Lawsuits & the SSN

If you initiate a lawsuit or are sued, there is a phase of litigation called discovery.  During this phase each side will attempt to learn or discover information from the other side to support the party’s claims or the party’s defenses.

During discovery, let’s say the defendant serves interrogatories [written questions which must be answered in writing under oath] on plaintiff.  Two of the questions are (a) what is your date of birth and (b) what is your social security number.  Without hesitation plaintiff answers these questions.

Also during discovery let’s say plaintiff deposes defendant.  A deposition is basically sworn testimony taken outside of court.  A court reporter or stenographer is present recording verbatim the questions and answers.

The court reporter or stenographer will administer the oath to defendant before plaintiff’s counsel begins questioning the defendant.  The deposition then begins.  Plaintiff’s counsel will likely ask defendant if he has ever been deposed.  If not, plaintiff’s counsel will explain the process to the defendant.

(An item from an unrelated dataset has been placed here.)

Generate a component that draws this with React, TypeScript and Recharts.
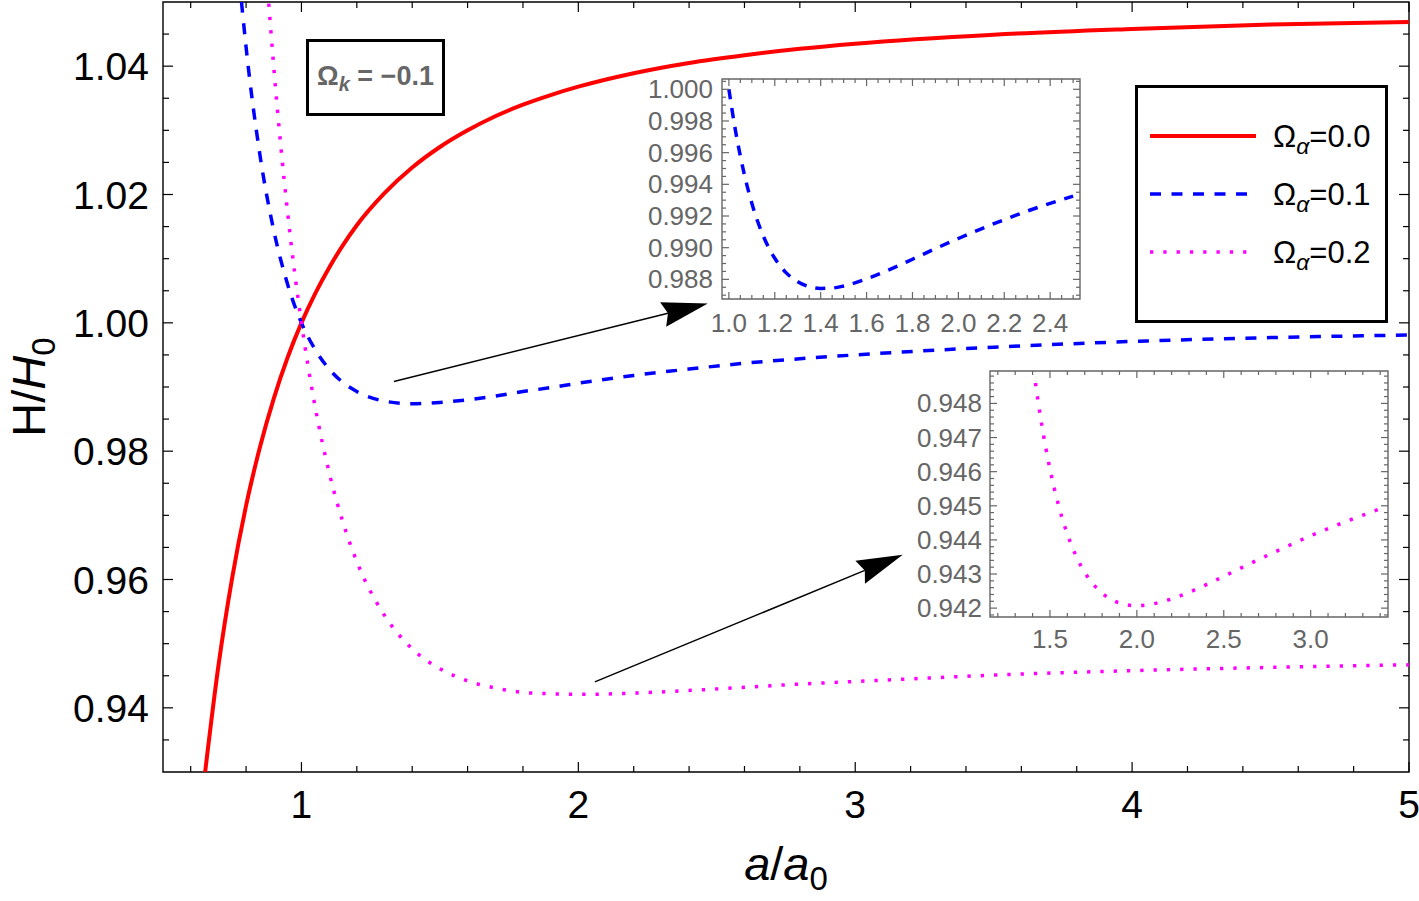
import React from "react";
import { LineChart, Line, XAxis, YAxis, ReferenceArea, ReferenceLine, Legend } from "recharts";

const FONT = "'Liberation Sans', Arial, Helvetica, sans-serif";

// main panel: a/a0 and H/H0 for the three Omega_alpha values (Omega_k = -0.1)
const A_MAIN = [0.65, 0.7, 0.75, 0.8, 0.85, 0.9, 0.95, 1.0, 1.05, 1.1, 1.15, 1.2, 1.3, 1.4, 1.5, 1.6, 1.7, 1.8, 1.9, 2.0, 2.2, 2.4, 2.6, 2.8, 3.0, 3.5, 4.0, 4.5, 5.0];
const H_ALPHA_00 = [0.9292, 0.9465, 0.9603, 0.9715, 0.9806, 0.9882, 0.9946, 1.0, 1.0046, 1.0086, 1.0121, 1.0152, 1.0202, 1.0242, 1.0274, 1.03, 1.0322, 1.034, 1.0355, 1.0368, 1.0389, 1.0405, 1.0417, 1.0427, 1.0435, 1.0449, 1.0458, 1.0465, 1.0469];
const H_ALPHA_01 = [1.1504, 1.1011, 1.0669, 1.043, 1.0262, 1.0144, 1.006, 1.0, 0.9958, 0.9928, 0.9907, 0.9893, 0.9878, 0.9874, 0.9876, 0.988, 0.9886, 0.9893, 0.9899, 0.9906, 0.9918, 0.9928, 0.9937, 0.9944, 0.995, 0.9962, 0.9971, 0.9977, 0.9981];
const H_ALPHA_02 = [1.3356, 1.2365, 1.1638, 1.11, 1.0699, 1.0399, 1.0172, 1.0, 0.9868, 0.9767, 0.9689, 0.9628, 0.9544, 0.9492, 0.9461, 0.9442, 0.9431, 0.9424, 0.9422, 0.9421, 0.9423, 0.9427, 0.9432, 0.9437, 0.9441, 0.9451, 0.9458, 0.9463, 0.9467];

// upper inset (Omega_alpha = 0.1)
const A_INSET_1 = [1.0, 1.025, 1.05, 1.075, 1.1, 1.15, 1.2, 1.25, 1.3, 1.35, 1.4, 1.45, 1.5, 1.6, 1.7, 1.8, 1.9, 2.0, 2.1, 2.2, 2.3, 2.4, 2.5];
const H_INSET_1 = [1.0, 0.9977, 0.99578, 0.99416, 0.9928, 0.99074, 0.98933, 0.98841, 0.98785, 0.98754, 0.98743, 0.98745, 0.98758, 0.98803, 0.98862, 0.98927, 0.98994, 0.99058, 0.99119, 0.99177, 0.99231, 0.9928, 0.99326];

// lower inset (Omega_alpha = 0.2)
const A_INSET_2 = [1.4165, 1.45, 1.5, 1.55, 1.6, 1.65, 1.7, 1.8, 1.9, 2.0, 2.2, 2.4, 2.6, 2.8, 3.0, 3.2, 3.4];
const H_INSET_2 = [0.9486, 0.94746, 0.94608, 0.945, 0.94417, 0.94353, 0.94305, 0.94244, 0.94215, 0.94207, 0.94227, 0.94269, 0.94318, 0.94366, 0.94412, 0.94453, 0.94491];

const MAIN_X_LABELS = [1, 2, 3, 4, 5];
const MAIN_Y_LABELS = [0.94, 0.96, 0.98, 1.0, 1.02, 1.04];
const INSET1_X_LABELS = [1.0, 1.2, 1.4, 1.6, 1.8, 2.0, 2.2, 2.4];
const INSET1_Y_LABELS = [0.988, 0.99, 0.992, 0.994, 0.996, 0.998, 1.0];
const INSET2_X_LABELS = [1.5, 2.0, 2.5, 3.0];
const INSET2_Y_LABELS = [0.942, 0.943, 0.944, 0.945, 0.946, 0.947, 0.948];

const LEGEND_VALUES = ["0.0", "0.1", "0.2"];
const OMEGA_K = "\u22120.1";

// arrows (start, tip) in data units
const ARROW_1 = [{ x: 1.334, y: 0.99086 }, { x: 2.4675, y: 1.00303 }];
const ARROW_2 = [{ x: 2.0596, y: 0.94404 }, { x: 3.1715, y: 0.96386 }];

const SERIES = [
  { key: "h0", values: H_ALPHA_00, color: "#ff0000", width: 4, dash: undefined as string | undefined },
  { key: "h1", values: H_ALPHA_01, color: "#0000ff", width: 3.5, dash: "11 10.5" },
  { key: "h2", values: H_ALPHA_02, color: "#ff00ff", width: 3.5, dash: "3.3 10" },
];

const mainData = A_MAIN.map((a, i) => ({ a, h0: H_ALPHA_00[i], h1: H_ALPHA_01[i], h2: H_ALPHA_02[i] }));
const inset1Data = A_INSET_1.map((a, i) => ({ a, h: H_INSET_1[i] }));
const inset2Data = A_INSET_2.map((a, i) => ({ a, h: H_INSET_2[i] }));

const steps = (from: number, to: number, step: number) => {
  const out: number[] = [];
  const n = Math.round((to - from) / step);
  for (let i = 0; i <= n; i++) out.push(+(from + i * step).toFixed(6));
  return out;
};
const isMajor = (v: number, list: number[]) => list.some((m) => Math.abs(m - v) < 1e-7);

// plot box of the main panel
const MAIN_TOP = 2;
const MAIN_RIGHT = 1409;

type TickOpts = {
  labels: number[];
  far: number; // opposite frame edge
  major: number;
  minor: number;
  color: string;
  fontSize: number;
  offset: number;
  fmt: (v: number) => string;
};

const makeXTick = (o: TickOpts) => (props: any) => {
  const { x, y, payload } = props;
  const v = payload.value;
  const big = isMajor(v, o.labels);
  const len = big ? o.major : o.minor;
  return (
    <g>
      <line x1={x} y1={y} x2={x} y2={y - len} stroke={o.color} strokeWidth={1.2} />
      <line x1={x} y1={o.far} x2={x} y2={o.far + len} stroke={o.color} strokeWidth={1.2} />
      {big && (
        <text x={x} y={y + o.offset} textAnchor="middle" fontSize={o.fontSize} fontFamily={FONT} fill={o.color}>
          {o.fmt(v)}
        </text>
      )}
    </g>
  );
};

const makeYTick = (o: TickOpts & { gap: number }) => (props: any) => {
  const { x, y, payload } = props;
  const v = payload.value;
  const big = isMajor(v, o.labels);
  const len = big ? o.major : o.minor;
  return (
    <g>
      <line x1={x} y1={y} x2={x + len} y2={y} stroke={o.color} strokeWidth={1.2} />
      <line x1={o.far} y1={y} x2={o.far - len} y2={y} stroke={o.color} strokeWidth={1.2} />
      {big && (
        <text x={x - o.gap} y={y + o.offset} textAnchor="end" fontSize={o.fontSize} fontFamily={FONT} fill={o.color}>
          {o.fmt(v)}
        </text>
      )}
    </g>
  );
};

const ArrowShape = (p: any) => {
  const { x1, y1, x2, y2 } = p;
  const dx = x2 - x1;
  const dy = y2 - y1;
  const len = Math.hypot(dx, dy) || 1;
  const ux = dx / len;
  const uy = dy / len;
  const nx = -uy;
  const ny = ux;
  const L = 46;
  const W = 12.5;
  const N = 41;
  const bx = x2 - ux * L;
  const by = y2 - uy * L;
  const pts = [
    [x2, y2],
    [bx + nx * W, by + ny * W],
    [x2 - ux * N, y2 - uy * N],
    [bx - nx * W, by - ny * W],
  ]
    .map((q) => q.join(","))
    .join(" ");
  return (
    <g>
      <line x1={x1} y1={y1} x2={x2 - ux * N} y2={y2 - uy * N} stroke="#000" strokeWidth={1.5} />
      <polygon points={pts} fill="#000" />
    </g>
  );
};

const LegendBox = () => {
  const rows = [51, 109, 167];
  return (
    <svg width={253} height={238} style={{ display: "block" }}>
      <rect x={1.5} y={1.5} width={250} height={235} fill="#fff" stroke="#000" strokeWidth={3} />
      {SERIES.map((s, i) => (
        <g key={s.key}>
          <line x1={15} x2={121} y1={rows[i]} y2={rows[i]} stroke={s.color} strokeWidth={s.width} strokeDasharray={s.dash} />
          <text x={138} y={rows[i] + 11} fontSize={31} fontFamily={FONT} fill="#000">
            {"\u03A9"}
            <tspan fontStyle="italic" fontSize={23} dy={7}>
              {"\u03B1"}
            </tspan>
            <tspan dy={-7}>{"=" + LEGEND_VALUES[i]}</tspan>
          </text>
        </g>
      ))}
    </svg>
  );
};

const renderXLabel = (p: any) => {
  const vb = p.viewBox || { x: 163, y: 772, width: 1246, height: 129 };
  return (
    <text x={vb.x + vb.width / 2} y={vb.y + 108} textAnchor="middle" fontSize={47} fontFamily={FONT} fill="#000">
      <tspan fontStyle="italic">a</tspan>
      <tspan>/</tspan>
      <tspan fontStyle="italic">a</tspan>
      <tspan fontSize={33} dy={10}>
        0
      </tspan>
    </text>
  );
};

const renderYLabel = (p: any) => {
  const vb = p.viewBox || { x: 0, y: 2, width: 163, height: 770 };
  const cx = 45;
  const cy = vb.y + vb.height / 2;
  return (
    <text x={cx} y={cy} transform={`rotate(-90, ${cx}, ${cy})`} textAnchor="middle" fontSize={47} fontFamily={FONT} fill="#000">
      <tspan>H/</tspan>
      <tspan fontStyle="italic">H</tspan>
      <tspan fontSize={33} dy={10}>
        0
      </tspan>
    </text>
  );
};

const MAIN_X_DOMAIN: [number, number] = [0.5, 5];
const MAIN_Y_DOMAIN: [number, number] = [0.93, 1.05];
const IN1_X_DOMAIN: [number, number] = [0.97, 2.53];
const IN1_Y_DOMAIN: [number, number] = [0.98676, 1.00065];
const IN2_X_DOMAIN: [number, number] = [1.155, 3.445];
const IN2_Y_DOMAIN: [number, number] = [0.94174, 0.94895];

const GRAY = "#666666";

export default function App() {
  return (
    <div style={{ position: "absolute", left: 0, top: 0, width: 1419, height: 901, background: "#fff" }}>
      <LineChart width={1419} height={901} data={mainData} margin={{ top: MAIN_TOP, right: 1419 - MAIN_RIGHT, bottom: 0, left: 0 }}>
        <XAxis
          type="number"
          dataKey="a"
          domain={MAIN_X_DOMAIN}
          allowDataOverflow
          ticks={steps(0.6, 5.0, 0.2)}
          interval={0}
          height={129}
          axisLine={false}
          tickLine={false}
          tickSize={0}
          tickMargin={0}
          tick={makeXTick({ labels: MAIN_X_LABELS, far: MAIN_TOP, major: 10, minor: 6, color: "#000", fontSize: 39, offset: 46, fmt: (v) => String(v) })}
          label={{ content: renderXLabel }}
        />
        <YAxis
          type="number"
          domain={MAIN_Y_DOMAIN}
          allowDataOverflow
          ticks={steps(0.935, 1.045, 0.005)}
          interval={0}
          width={163}
          axisLine={false}
          tickLine={false}
          tickSize={0}
          tickMargin={0}
          tick={makeYTick({ labels: MAIN_Y_LABELS, far: MAIN_RIGHT, major: 10, minor: 6, color: "#000", fontSize: 39, offset: 14, gap: 14, fmt: (v) => v.toFixed(2) })}
          label={{ content: renderYLabel }}
        />
        <ReferenceArea x1={MAIN_X_DOMAIN[0]} x2={MAIN_X_DOMAIN[1]} y1={MAIN_Y_DOMAIN[0]} y2={MAIN_Y_DOMAIN[1]} fill="none" fillOpacity={0} stroke="#000" strokeWidth={1.4} />
        {SERIES.map((s) => (
          <Line
            key={s.key}
            dataKey={s.key}
            type="monotone"
            stroke={s.color}
            strokeWidth={s.width}
            strokeDasharray={s.dash}
            dot={false}
            activeDot={false}
            isAnimationActive={false}
          />
        ))}
        <ReferenceLine segment={ARROW_1} shape={ArrowShape} />
        <ReferenceLine segment={ARROW_2} shape={ArrowShape} />
        <Legend
          layout="vertical"
          align="center"
          verticalAlign="middle"
          content={() => <LegendBox />}
          wrapperStyle={{ left: 1135, top: 85, width: 253, height: 238 }}
        />
      </LineChart>

      <div style={{ position: "absolute", left: 640, top: 70 }}>
        <LineChart width={450} height={280} data={inset1Data} margin={{ top: 9, right: 10, bottom: 0, left: 0 }}>
          <XAxis
            type="number"
            dataKey="a"
            domain={IN1_X_DOMAIN}
            allowDataOverflow
            ticks={steps(1.0, 2.5, 0.05)}
            interval={0}
            height={51}
            axisLine={false}
            tickLine={false}
            tickSize={0}
            tickMargin={0}
            tick={makeXTick({ labels: INSET1_X_LABELS, far: 9, major: 7, minor: 4, color: GRAY, fontSize: 26, offset: 33, fmt: (v) => v.toFixed(1) })}
          />
          <YAxis
            type="number"
            domain={IN1_Y_DOMAIN}
            allowDataOverflow
            ticks={steps(0.987, 1.0005, 0.0005)}
            interval={0}
            width={82}
            axisLine={false}
            tickLine={false}
            tickSize={0}
            tickMargin={0}
            tick={makeYTick({ labels: INSET1_Y_LABELS, far: 440, major: 7, minor: 4, color: GRAY, fontSize: 26, offset: 9, gap: 9, fmt: (v) => v.toFixed(3) })}
          />
          <ReferenceArea x1={IN1_X_DOMAIN[0]} x2={IN1_X_DOMAIN[1]} y1={IN1_Y_DOMAIN[0]} y2={IN1_Y_DOMAIN[1]} fill="none" fillOpacity={0} stroke={GRAY} strokeWidth={1.4} />
          <Line dataKey="h" type="monotone" stroke="#0000ff" strokeWidth={3.5} strokeDasharray="10 9" dot={false} activeDot={false} isAnimationActive={false} />
        </LineChart>
      </div>

      <div style={{ position: "absolute", left: 900, top: 362 }}>
        <LineChart width={500} height={300} data={inset2Data} margin={{ top: 9, right: 12, bottom: 0, left: 0 }}>
          <XAxis
            type="number"
            dataKey="a"
            domain={IN2_X_DOMAIN}
            allowDataOverflow
            ticks={steps(1.2, 3.4, 0.1)}
            interval={0}
            height={45}
            axisLine={false}
            tickLine={false}
            tickSize={0}
            tickMargin={0}
            tick={makeXTick({ labels: INSET2_X_LABELS, far: 9, major: 7, minor: 4, color: GRAY, fontSize: 26, offset: 31, fmt: (v) => v.toFixed(1) })}
          />
          <YAxis
            type="number"
            domain={IN2_Y_DOMAIN}
            allowDataOverflow
            ticks={steps(0.9418, 0.9488, 0.0002)}
            interval={0}
            width={90}
            axisLine={false}
            tickLine={false}
            tickSize={0}
            tickMargin={0}
            tick={makeYTick({ labels: INSET2_Y_LABELS, far: 488, major: 7, minor: 4, color: GRAY, fontSize: 26, offset: 9, gap: 8, fmt: (v) => v.toFixed(3) })}
          />
          <ReferenceArea x1={IN2_X_DOMAIN[0]} x2={IN2_X_DOMAIN[1]} y1={IN2_Y_DOMAIN[0]} y2={IN2_Y_DOMAIN[1]} fill="none" fillOpacity={0} stroke={GRAY} strokeWidth={1.4} />
          <Line dataKey="h" type="monotone" stroke="#ff00ff" strokeWidth={3.5} strokeDasharray="3.3 10" dot={false} activeDot={false} isAnimationActive={false} />
        </LineChart>
      </div>

      <svg width={139} height={77} style={{ position: "absolute", left: 306, top: 39 }}>
        <rect x={1.5} y={1.5} width={136} height={74} fill="#fff" stroke="#000" strokeWidth={3} />
        <text x={69.5} y={46} textAnchor="middle" fontSize={27} fontWeight="bold" fontFamily={FONT} fill={GRAY}>
          {"\u03A9"}
          <tspan fontStyle="italic" fontSize={20} dy={6}>
            k
          </tspan>
          <tspan dy={-6}>{" = " + OMEGA_K}</tspan>
        </text>
      </svg>
    </div>
  );
}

Plaintiff’s counsel will attempt to make defendant comfortable.  Plaintiff’s counsel will ask easy questions including (a) where do you presently live, (b) what is your date of birth and (c) what is your social security number.  Defendant answers all three questions.

Now, let’s say, the phase of discovery has ended.  Defendant moves for summary judgment, in essence, seeking a ruling from the Court, before a trial, that plaintiff cannot prove her case and that justice thus requires judgment be entered in favor of defendant.

In filing the summary judgment motion, defendant’s counsel attaches as an exhibit plaintiff’s interrogatory answers including her date of birth and social security number.

In filing the opposition, plaintiff’s counsel attaches portions of the transcript from defendant’s deposition including where defendant identified his present address, his date of birth and his social security number.


Not sure how many of you realize that many papers, which previously were mailed to the court or hand delivered to the court, are now filed electronically.   Attorneys are electronically filing exhibits such as answers to interrogatories and deposition transcripts which may contain sensitive personal information such as dates of birth and social security numbers.   Courts do advise counsel to redact or remove such information before filing documents electronically.

If you are involved in a lawsuit and your social security number is requested, don’t hesitate to question the need for that information.  If the opposing counsel explains the reason for the need and your counsel confirms the information must be provided, then before disclosing the information, question counsel  – – is it possible the information may be filed electronically as part of a brief or motion?   If the attorney responds yes, then ask counsel, will he provide you a year’s worth of free credit report monitoring if his office/firm inadvertently files your social security number electronically?

An attorney reading this may roll his/her eyes.  But YOU must take steps to PROTECT your social security number.  Attorneys and their staff are not always diligent in protecting this critical identifier.